EVs and EV charging infrastructure is developing at a terrific pace. The solutions that suppliers were offering a year ago are already very different from what they offer today, and the speed of progress is set to continue. 

As housebuilders and landlords, it is critical we consider not just the here and now but the long-term. We need to be confident that the solution we invest in today will not be outdated or superseded in five- or ten-years’ time. That’s a tall order and one that requires careful planning and consideration. 

To a certain extent, industry and suppliers will need to set aside commercial differences and collectively invest in further research and development. This should not be a box-ticking exercise but a collective effort for the greater good. Rather than rushing to invest in the technology that’s immediately available, we need to think carefully about what’s best for customers, now and in the future, in terms of practicality and affordability. 

Holistic approach
Plans to integrate EV charging points also need to be considered in line with good placemaking. How can parking space best be balanced, between providing communal open space, and the driveways required for charging points? Ultimately the challenge of delivering truly sustainable communities is a holistic one.

Of course, providing the necessary infrastructure for consumers to be able to invest, with confidence, in electrical vehicles has an important part to play. But let’s not forget that creating any sort of vehicle is carbon intensive; cars are largely made of steel and rubber. 

Together with developing EV infrastructure, we also need to reduce reliance on personal vehicles through car-sharing and improved low carbon public transport. Many new buildings are deliberately built without or with fewer car parking spaces to encourage people to travel by public transport. 

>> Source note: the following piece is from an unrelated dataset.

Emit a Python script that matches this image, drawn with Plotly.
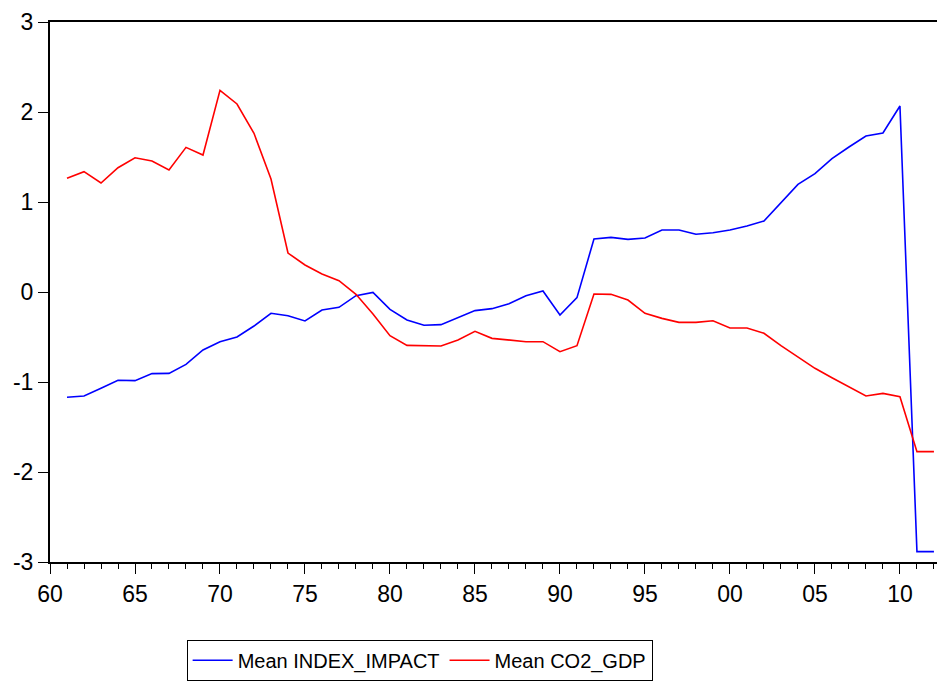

Looking at different mobility solutions may be key to making low carbon transport accessible and affordable for all. Considered in this way, what we have here is a huge opportunity to think differently and to improve community cohesion and engagement. 

Network capacity
Ensuring sufficient capacity will be something else for Government and housebuilders to consider. When planning developments and targeting a certain percentage of electric charger use, there needs to be sufficient capacity to deal with demand. It is estimated that the amount of electricity to run an electric car is about the same as that needed to power a house, so future schemes with charge points will need more network capacity.

The push for electric vehicles, indeed all efforts to drive forward a low carbon future, are welcome, but each is inter-reliant. As a sector we have a responsibility not simply to deal with this latest challenge in isolation but instead to consider the bigger picture and a future that is sustainable, in every sense. At Abri, our first priority remains with our customers and delivering future homes and communities that work for them. 

Jonathan Rickard is Head of Sustainability and Design at Abri, a housing provider in the south of England which builds and manages homes for affordable and social rent, Shared Ownership and Help to Buy.